Pour Douglas, vivre au Cap c'est grandir au paradis! Ses parents sont aimants, le soleil brille, il y a de bonnes vagues pour surfer et Marsden, son jumeau est toujours près de lui, immuable et rassurant. Tout bascule le jour de Noël 1976. La famille est réunie autour d'un barbecue, pendant que les femmes prennent le soleil, les garçons jouent au cricket. Quand son père lance une balle qui atteint Marsden à la tête, le monde s'écroule. Marsden ne se relèvera pas, il n'avait que 14 ans .Douglas va devoir apprendre à vivre seul. Coupable d'un accident, son père choisit la fuite. Sa mère démissionne de son poste d'enseignante et décide de quitter une ville et une maison pleine de souvenirs. Amputé d'un fils et d'un père, ce qu'il reste de la famille prend la direction du Karoo, région aride de l'Afrique du sud profonde et s'arrête à Klipdorp, village reculé, perdu dans le désert. Avec son look de surfeur et ses idées libérales, Douglas n'y est pas le bienvenu. Tête de turc des élèves de sa classe, il trouve heureusement un peu de réconfort auprès de Moses, le vieux pompiste noir du village et de Marika, une fille aux allures de gitane qui essaie d'échapper à la tyrannie d'un père raciste et violent.

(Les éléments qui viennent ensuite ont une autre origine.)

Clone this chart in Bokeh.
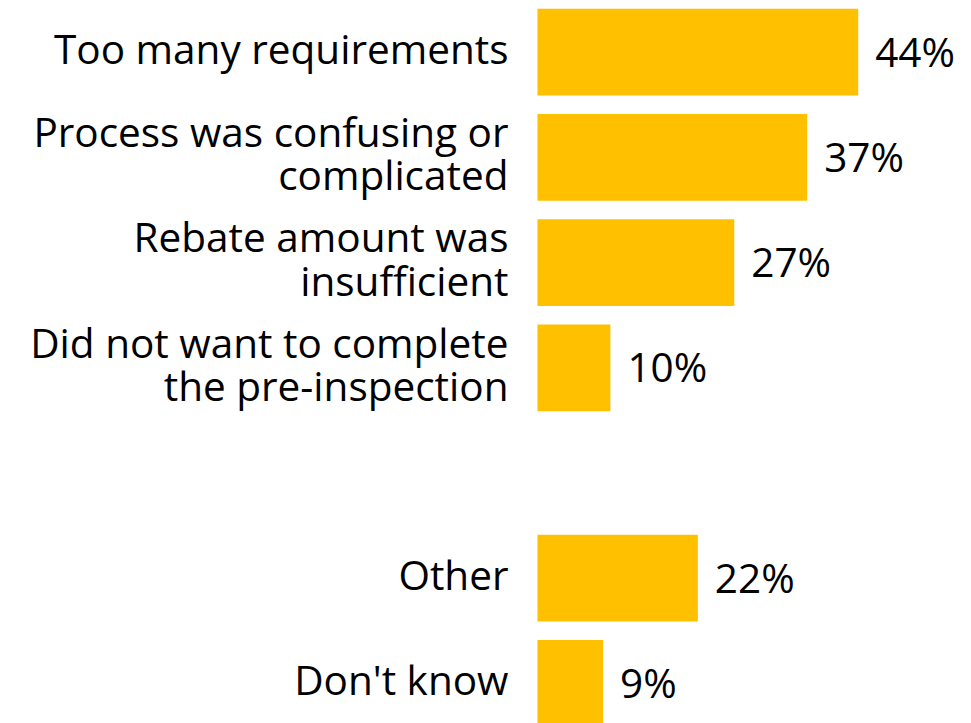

Comment un adolescent peut-il survivre à la perte d'un frère? Comment faire son deuil quand le disparu était votre portrait et que son image, fugace, se reflète dans un miroir, apparaît au fond d'un verre? Quand il se regarde, Douglas voit Marsden...Est-ce pour ne plus voir le fils qu'il a tué dans le fils qui lui reste que le père a préféré fuir? Déjumelé, selon son propre terme, Douglas est aussi en exil, loin des paysages familiers, loin de son enfance. Dans la sécheresse étouffante du Karoo, Douglas découvre aussi le vrai visage de son pays, l'injustice, la violence faites aux noirs. A Klipdorp, village afrikaaner, l'apartheid n'est pas une vue de l'esprit mais un système qui donne aux blancs le droit de vie ou de mort sur des noirs traités moins bien que le bétail. Confronté à la haine ambiante et à ses propres lâchetés, Douglas va grandir avec l'idée de retourner au paradis, de revoir Le Cap et l'océan.
Roman d'apprentissage, chronique d'une enfance dans un pays clivé, Karoo boy est une histoire sombre et âpre, qui prend aux tripes et laisse dans le coeur la trace amère des injustices dont la vie est coutumière.